Parmi ces tendances lourdes, le prix de l'aliment. Mathilde Le Boulch, ingénieure d'études à l'Ifip, a rappelé que la hausse du prix des céréales et des oléagineux remontait à l'automne 2020. «  Le marché mondialisé entraîne une augmentation générale des prix. La parité monétaire et l'inflation ont des conséquences sur la croissance et la reprise économique. »

L'aliment Ifip a entamé sa hausse il y a une dizaine d'années passant de 240 € / t en 2012 à 395 € / t en juin / juillet 2022. Mathilde Le Boulch nuance toutefois : « La flambée est moins forte que pour les matières premières. Les fabricants jouent un rôle tampon et on peut envisager une décélération de la hausse du prix de l'aliment pour tendre vers un plateau ».

L'été a apporté son lot d'évolutions, comme l'indique la spécialiste : « la reprise des exportations depuis la Mer Noire, les bonnes récoltes de céréales en Ukraine sont des signes encourageants ». La diminution de la demande en maïs, due à la grippe aviaire, est aussi favorable à la filière porcine.
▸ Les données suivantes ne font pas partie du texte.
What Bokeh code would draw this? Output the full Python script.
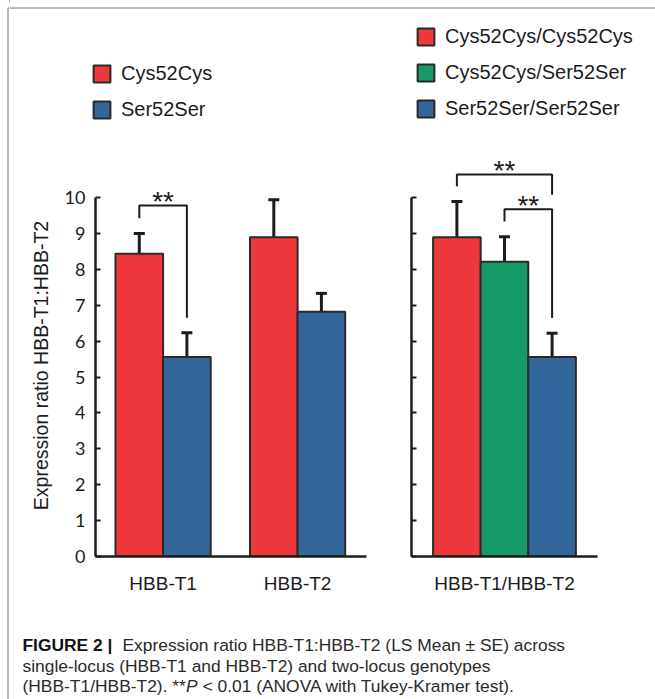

Privilégier les marchés à terme

« Ces périodes d'incertitude vont entraîner une nouvelle normalité avec un cours du porc haut », affirme Mathilde Le Boulch qui conditionne la détente du marché des matières premières à la poursuite des exportations depuis la Mer Noire, aux bonnes récoltes de maïs dans l'hémisphère sud mais aussi à la non création de stocks nationaux de sécurité. Elle redoute, en revanche, une hausse des tensions entre la Chine et les États-Unis sur le sujet Taïwan, et la hausse des coûts de l'énergie tout en rappelant que la politique russe serait déterminante quant à la suite des événements.